------ RECORDS SUPPLIED ------

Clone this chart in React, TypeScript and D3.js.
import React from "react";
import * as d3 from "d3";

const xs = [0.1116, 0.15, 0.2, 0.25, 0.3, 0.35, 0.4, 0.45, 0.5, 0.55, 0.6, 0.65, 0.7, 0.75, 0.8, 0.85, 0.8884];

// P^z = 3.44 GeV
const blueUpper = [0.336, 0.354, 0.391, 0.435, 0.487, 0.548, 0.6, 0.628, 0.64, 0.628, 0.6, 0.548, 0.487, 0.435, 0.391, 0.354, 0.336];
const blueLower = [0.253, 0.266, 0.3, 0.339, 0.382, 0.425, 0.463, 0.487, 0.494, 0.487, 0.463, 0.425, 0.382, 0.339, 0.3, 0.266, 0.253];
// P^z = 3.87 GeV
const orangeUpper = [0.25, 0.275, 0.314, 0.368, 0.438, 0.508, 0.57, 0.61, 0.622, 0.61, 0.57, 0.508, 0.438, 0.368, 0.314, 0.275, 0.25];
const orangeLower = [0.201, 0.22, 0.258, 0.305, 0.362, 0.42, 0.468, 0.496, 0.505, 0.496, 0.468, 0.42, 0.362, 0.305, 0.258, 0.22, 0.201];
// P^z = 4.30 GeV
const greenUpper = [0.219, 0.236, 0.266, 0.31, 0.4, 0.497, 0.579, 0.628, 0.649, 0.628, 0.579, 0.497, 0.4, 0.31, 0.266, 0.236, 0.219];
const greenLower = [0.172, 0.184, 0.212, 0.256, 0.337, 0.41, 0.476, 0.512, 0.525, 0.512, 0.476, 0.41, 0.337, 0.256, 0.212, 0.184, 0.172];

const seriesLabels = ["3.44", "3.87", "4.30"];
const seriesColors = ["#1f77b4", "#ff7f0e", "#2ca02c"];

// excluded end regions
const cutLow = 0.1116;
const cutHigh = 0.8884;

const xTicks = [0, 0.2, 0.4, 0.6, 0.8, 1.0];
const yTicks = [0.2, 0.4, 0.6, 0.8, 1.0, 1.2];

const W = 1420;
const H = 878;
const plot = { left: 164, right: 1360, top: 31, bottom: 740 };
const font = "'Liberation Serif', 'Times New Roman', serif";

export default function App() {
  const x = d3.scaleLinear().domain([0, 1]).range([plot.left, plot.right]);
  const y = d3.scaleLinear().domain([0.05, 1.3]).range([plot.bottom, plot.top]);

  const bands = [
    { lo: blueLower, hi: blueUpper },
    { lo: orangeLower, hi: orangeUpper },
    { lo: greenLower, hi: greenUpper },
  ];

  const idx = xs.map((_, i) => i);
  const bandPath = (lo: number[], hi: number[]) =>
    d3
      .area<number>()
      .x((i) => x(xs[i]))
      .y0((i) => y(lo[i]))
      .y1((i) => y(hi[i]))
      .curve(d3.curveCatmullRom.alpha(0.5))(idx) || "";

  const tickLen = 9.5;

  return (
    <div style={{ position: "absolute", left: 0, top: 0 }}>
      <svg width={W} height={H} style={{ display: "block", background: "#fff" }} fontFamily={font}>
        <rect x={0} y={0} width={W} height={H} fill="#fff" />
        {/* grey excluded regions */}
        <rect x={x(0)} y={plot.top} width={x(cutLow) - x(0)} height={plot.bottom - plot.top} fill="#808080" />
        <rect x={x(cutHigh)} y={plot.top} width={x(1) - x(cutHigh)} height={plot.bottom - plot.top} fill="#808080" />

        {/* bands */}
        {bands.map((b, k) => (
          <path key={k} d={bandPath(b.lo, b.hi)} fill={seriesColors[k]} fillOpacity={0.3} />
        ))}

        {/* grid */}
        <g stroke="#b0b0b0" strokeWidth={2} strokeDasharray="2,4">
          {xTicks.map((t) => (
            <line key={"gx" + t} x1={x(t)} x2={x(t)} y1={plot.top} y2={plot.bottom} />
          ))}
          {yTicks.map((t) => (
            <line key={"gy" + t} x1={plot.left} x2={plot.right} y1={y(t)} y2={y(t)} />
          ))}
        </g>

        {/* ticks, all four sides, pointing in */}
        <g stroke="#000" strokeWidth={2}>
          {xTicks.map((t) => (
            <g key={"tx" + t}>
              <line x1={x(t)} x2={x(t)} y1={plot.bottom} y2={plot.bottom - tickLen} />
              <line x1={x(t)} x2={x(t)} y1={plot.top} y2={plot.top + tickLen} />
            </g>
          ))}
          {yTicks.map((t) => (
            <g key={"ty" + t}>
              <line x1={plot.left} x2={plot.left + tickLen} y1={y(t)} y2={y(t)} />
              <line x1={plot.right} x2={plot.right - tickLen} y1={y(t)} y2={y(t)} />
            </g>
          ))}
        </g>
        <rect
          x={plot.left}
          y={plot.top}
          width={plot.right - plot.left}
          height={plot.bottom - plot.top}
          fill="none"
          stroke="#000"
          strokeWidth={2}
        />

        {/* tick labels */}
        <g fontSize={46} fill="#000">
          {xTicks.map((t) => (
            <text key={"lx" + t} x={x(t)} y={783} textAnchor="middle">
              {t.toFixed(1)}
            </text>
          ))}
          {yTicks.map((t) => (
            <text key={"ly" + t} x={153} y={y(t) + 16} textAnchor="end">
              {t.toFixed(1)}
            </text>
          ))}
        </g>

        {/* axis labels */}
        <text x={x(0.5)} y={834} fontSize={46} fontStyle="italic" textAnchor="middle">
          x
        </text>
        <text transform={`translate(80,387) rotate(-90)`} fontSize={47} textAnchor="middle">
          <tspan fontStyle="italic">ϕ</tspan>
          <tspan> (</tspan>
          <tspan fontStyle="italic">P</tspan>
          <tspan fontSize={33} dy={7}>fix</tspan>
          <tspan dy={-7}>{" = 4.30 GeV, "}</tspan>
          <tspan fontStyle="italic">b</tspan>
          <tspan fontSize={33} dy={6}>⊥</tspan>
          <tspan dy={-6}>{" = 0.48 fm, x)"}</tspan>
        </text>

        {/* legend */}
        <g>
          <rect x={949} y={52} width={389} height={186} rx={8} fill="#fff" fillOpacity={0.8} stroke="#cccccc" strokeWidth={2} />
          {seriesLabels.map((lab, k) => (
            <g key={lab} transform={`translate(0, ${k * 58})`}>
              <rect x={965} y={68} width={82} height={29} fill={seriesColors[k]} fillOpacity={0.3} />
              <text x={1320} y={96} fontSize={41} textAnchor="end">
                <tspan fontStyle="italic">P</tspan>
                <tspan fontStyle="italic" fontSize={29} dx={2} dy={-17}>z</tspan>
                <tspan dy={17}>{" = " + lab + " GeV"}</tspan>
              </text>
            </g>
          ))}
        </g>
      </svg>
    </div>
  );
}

------
------ RECORDS SUPPLIED ------

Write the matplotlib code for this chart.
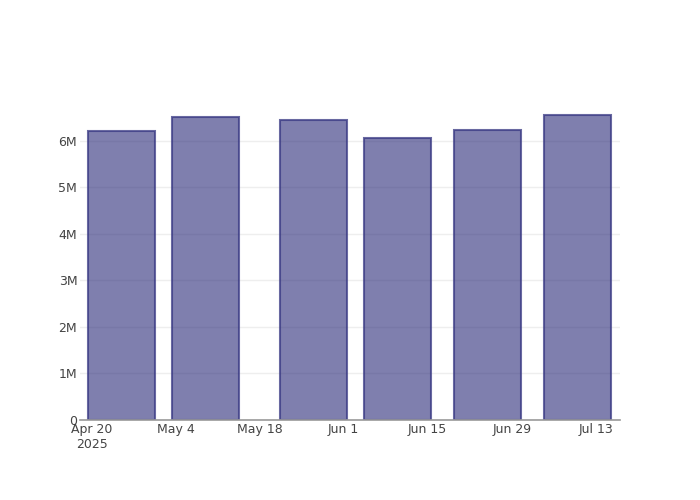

------

:: WORK TO BE COMPLETED ::
Working from the data above, extract solely the lines from the one containing "Clone this chart" through the one containing "0.8, 0.85, 0.8884];", exactly as they appear, both included.

:: COMPLETE RESPONSE ::
Clone this chart in React, TypeScript and D3.js.
import React from "react";
import * as d3 from "d3";

const xs = [0.1116, 0.15, 0.2, 0.25, 0.3, 0.35, 0.4, 0.45, 0.5, 0.55, 0.6, 0.65, 0.7, 0.75, 0.8, 0.85, 0.8884];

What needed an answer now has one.